WHAT IS EXPECTED: Every line below that contains "this" is to be copied.

RECORD EXTRACTS:
----

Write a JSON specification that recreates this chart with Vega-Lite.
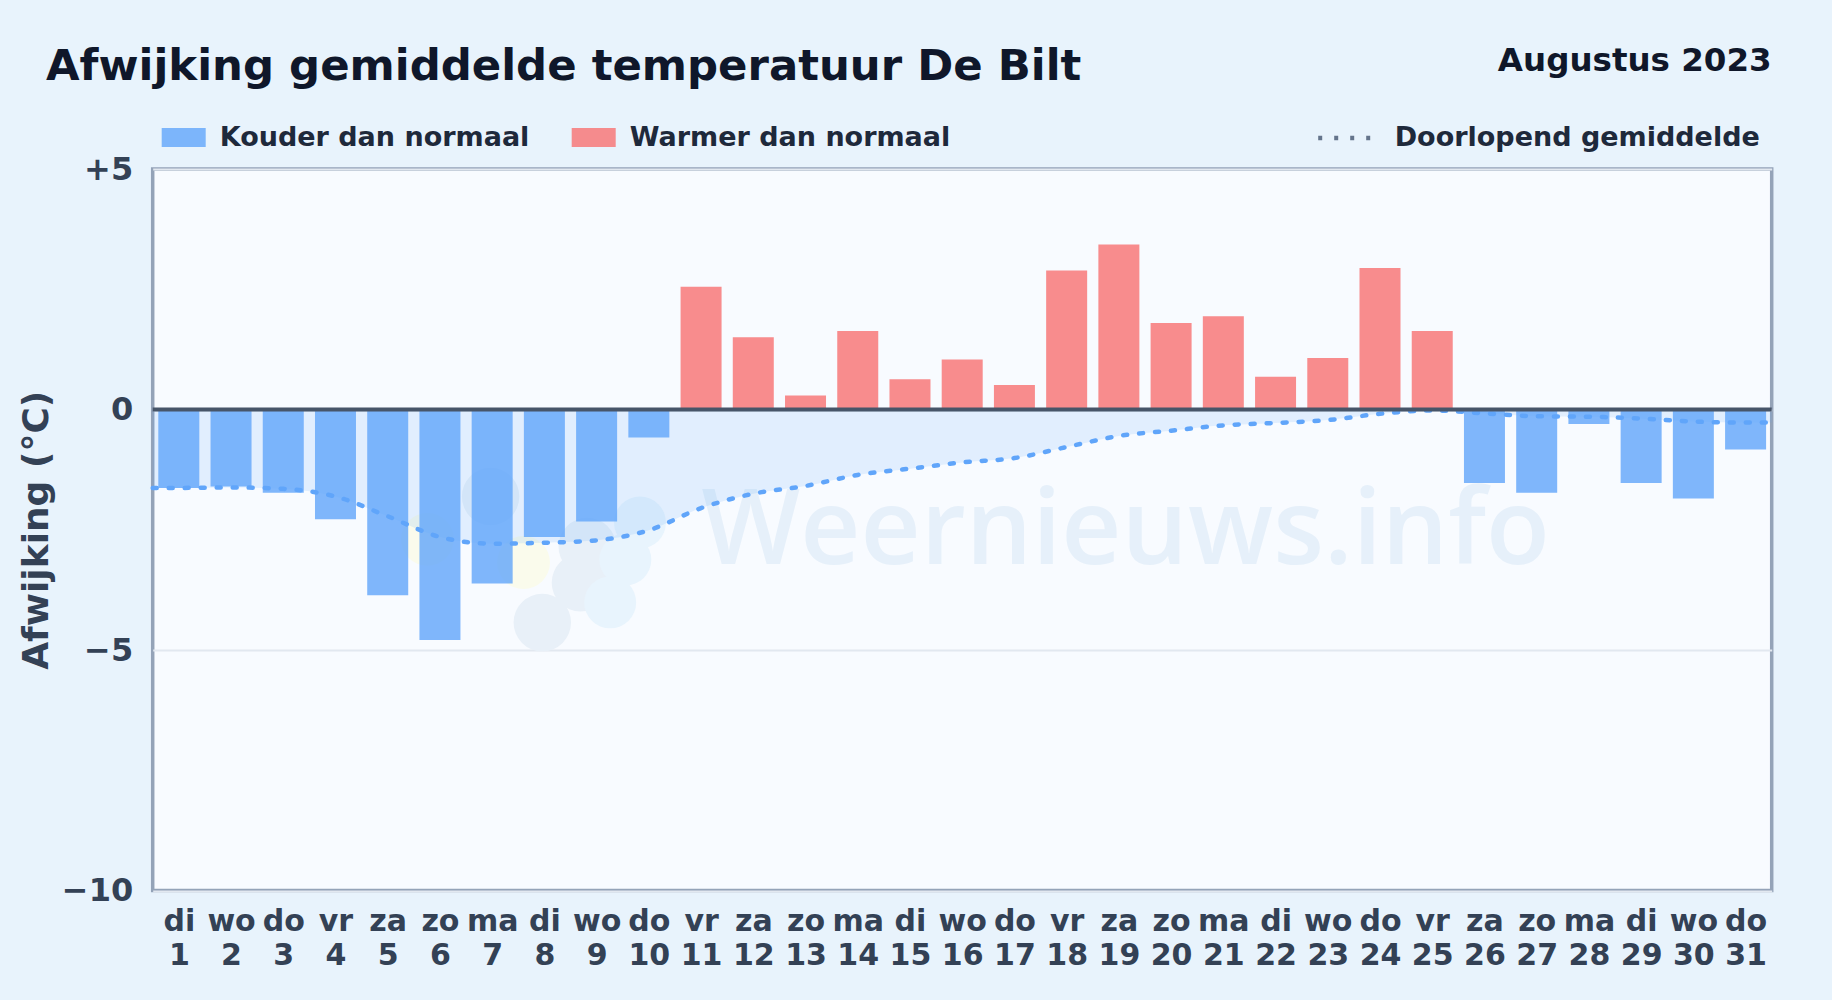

----

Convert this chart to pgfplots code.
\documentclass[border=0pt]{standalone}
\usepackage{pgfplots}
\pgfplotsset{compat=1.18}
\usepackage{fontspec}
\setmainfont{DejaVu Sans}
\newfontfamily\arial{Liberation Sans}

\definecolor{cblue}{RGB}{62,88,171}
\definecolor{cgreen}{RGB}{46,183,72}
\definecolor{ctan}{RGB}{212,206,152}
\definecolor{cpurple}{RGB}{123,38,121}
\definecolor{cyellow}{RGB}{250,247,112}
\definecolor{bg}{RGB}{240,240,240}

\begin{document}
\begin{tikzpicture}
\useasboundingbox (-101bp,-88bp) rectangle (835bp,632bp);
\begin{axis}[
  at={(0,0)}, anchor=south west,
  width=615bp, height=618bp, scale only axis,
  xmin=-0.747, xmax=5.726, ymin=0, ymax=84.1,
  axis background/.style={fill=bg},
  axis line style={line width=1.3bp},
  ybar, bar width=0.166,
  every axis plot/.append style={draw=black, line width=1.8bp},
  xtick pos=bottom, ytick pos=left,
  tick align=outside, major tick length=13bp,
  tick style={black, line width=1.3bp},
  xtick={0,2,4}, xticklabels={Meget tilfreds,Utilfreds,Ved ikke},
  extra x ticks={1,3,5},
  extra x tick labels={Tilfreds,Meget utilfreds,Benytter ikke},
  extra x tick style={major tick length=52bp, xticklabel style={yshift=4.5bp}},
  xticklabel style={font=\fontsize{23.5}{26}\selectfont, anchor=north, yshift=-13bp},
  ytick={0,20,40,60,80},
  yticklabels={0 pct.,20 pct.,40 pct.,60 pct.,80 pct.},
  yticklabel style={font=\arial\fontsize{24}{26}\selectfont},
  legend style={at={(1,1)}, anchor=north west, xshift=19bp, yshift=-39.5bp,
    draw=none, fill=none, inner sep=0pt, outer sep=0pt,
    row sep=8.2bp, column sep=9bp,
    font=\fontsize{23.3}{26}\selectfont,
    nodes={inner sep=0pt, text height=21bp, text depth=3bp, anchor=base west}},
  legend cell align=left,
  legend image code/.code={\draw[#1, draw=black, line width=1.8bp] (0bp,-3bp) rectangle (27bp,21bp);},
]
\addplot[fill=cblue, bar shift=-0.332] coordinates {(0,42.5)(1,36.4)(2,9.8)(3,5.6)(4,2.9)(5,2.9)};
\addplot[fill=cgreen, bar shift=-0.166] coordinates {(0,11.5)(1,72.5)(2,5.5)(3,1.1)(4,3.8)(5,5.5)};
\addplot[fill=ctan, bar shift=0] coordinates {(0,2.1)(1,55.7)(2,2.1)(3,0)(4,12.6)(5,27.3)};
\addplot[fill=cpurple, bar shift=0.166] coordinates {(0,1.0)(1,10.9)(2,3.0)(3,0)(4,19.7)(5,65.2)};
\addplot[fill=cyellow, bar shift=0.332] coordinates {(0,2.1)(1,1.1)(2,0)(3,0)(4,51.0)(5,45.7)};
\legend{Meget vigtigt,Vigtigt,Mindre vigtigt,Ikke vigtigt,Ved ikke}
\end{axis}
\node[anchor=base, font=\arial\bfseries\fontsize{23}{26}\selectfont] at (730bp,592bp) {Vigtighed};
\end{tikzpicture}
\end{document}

----

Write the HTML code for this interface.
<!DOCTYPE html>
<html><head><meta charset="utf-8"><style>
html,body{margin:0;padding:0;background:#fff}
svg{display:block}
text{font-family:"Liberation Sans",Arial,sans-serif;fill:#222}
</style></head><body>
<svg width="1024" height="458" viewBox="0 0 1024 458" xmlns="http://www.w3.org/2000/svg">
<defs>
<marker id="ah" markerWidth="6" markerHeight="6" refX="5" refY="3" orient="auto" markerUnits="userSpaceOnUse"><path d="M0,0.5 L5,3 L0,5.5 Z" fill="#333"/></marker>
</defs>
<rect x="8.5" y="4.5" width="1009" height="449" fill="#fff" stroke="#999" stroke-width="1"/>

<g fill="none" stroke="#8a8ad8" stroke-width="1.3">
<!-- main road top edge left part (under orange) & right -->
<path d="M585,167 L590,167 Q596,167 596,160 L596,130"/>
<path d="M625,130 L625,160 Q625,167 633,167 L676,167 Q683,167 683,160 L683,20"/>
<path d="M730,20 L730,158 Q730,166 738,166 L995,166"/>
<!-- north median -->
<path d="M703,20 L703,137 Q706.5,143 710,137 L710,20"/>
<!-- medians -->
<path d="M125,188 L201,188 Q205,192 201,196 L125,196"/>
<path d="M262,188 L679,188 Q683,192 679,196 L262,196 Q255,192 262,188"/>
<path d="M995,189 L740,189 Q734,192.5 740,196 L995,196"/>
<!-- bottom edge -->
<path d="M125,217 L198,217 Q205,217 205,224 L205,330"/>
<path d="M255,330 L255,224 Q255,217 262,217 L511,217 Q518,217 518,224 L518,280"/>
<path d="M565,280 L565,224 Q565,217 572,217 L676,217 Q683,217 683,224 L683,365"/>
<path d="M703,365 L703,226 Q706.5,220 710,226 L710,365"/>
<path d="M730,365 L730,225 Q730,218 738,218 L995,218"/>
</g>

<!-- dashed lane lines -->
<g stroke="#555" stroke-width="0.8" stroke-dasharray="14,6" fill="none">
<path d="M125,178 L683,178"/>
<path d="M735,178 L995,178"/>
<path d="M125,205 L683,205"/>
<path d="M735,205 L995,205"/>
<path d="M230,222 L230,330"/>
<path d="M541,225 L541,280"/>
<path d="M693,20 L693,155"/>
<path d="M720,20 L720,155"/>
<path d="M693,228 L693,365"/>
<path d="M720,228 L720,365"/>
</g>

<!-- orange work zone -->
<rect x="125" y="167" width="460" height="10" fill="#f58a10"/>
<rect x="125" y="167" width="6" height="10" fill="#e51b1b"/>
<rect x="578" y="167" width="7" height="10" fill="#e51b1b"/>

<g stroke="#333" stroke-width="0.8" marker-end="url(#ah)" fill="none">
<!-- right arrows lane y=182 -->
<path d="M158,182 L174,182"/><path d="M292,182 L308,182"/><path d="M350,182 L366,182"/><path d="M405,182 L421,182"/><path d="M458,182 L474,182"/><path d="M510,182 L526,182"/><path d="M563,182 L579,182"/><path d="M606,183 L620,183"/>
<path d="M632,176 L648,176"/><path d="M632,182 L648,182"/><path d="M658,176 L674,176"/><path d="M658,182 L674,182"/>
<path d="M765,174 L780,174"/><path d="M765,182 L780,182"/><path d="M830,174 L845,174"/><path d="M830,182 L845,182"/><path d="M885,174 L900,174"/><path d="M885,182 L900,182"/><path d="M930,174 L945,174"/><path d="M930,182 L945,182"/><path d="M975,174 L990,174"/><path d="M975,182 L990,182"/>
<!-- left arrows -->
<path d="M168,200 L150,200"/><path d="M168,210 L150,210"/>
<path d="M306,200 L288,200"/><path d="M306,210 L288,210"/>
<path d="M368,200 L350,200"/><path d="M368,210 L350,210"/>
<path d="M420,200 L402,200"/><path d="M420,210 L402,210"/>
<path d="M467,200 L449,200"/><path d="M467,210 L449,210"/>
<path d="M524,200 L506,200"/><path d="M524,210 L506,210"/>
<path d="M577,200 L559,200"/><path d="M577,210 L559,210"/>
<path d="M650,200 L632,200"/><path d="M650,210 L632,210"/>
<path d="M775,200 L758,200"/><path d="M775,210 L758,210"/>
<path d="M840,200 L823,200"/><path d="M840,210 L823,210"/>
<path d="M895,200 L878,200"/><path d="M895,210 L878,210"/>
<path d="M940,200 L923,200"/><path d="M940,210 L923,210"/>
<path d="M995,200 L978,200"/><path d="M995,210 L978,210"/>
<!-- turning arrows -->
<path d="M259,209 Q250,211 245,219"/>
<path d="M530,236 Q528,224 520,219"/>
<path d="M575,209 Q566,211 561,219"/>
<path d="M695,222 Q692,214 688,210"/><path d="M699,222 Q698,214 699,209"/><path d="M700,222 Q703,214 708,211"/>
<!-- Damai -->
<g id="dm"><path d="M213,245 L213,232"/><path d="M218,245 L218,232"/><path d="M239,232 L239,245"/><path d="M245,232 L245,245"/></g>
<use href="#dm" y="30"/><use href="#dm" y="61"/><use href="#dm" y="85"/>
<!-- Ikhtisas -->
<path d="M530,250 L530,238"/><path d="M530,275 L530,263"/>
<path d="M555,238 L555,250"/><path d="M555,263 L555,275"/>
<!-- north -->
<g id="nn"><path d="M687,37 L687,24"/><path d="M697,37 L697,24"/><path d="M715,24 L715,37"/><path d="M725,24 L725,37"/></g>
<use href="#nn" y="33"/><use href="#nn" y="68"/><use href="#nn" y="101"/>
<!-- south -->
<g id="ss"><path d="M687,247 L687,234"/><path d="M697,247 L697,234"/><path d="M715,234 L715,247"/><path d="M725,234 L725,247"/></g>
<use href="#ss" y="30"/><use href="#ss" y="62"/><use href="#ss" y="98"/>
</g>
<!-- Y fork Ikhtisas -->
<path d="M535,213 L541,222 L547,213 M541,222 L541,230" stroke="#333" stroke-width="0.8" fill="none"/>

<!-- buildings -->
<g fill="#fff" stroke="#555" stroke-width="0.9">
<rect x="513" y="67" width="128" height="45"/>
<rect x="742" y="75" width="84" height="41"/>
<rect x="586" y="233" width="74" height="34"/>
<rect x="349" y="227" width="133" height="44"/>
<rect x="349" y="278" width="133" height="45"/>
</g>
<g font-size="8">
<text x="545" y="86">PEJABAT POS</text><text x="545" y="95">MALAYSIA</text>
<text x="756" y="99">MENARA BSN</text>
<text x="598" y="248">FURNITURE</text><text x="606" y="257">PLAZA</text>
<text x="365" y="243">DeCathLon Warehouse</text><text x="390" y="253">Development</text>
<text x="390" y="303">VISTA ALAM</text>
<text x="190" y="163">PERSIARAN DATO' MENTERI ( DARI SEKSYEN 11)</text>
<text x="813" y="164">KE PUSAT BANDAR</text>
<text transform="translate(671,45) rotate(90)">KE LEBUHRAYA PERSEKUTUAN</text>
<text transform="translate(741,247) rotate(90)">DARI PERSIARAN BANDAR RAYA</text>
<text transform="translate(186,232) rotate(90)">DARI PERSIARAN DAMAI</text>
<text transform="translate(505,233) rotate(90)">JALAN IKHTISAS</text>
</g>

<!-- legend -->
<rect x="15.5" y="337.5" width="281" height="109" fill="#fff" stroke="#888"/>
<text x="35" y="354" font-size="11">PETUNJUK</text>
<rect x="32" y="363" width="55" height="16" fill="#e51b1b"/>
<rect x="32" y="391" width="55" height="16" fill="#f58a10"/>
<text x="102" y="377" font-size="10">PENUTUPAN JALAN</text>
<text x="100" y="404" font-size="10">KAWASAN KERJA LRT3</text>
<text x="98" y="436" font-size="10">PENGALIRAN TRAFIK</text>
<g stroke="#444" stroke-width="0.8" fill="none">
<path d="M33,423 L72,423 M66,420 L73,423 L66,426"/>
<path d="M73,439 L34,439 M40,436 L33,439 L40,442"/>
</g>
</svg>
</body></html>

----

OUTPUT:
Write a JSON specification that recreates this chart with Vega-Lite.
Convert this chart to pgfplots code.
Write the HTML code for this interface.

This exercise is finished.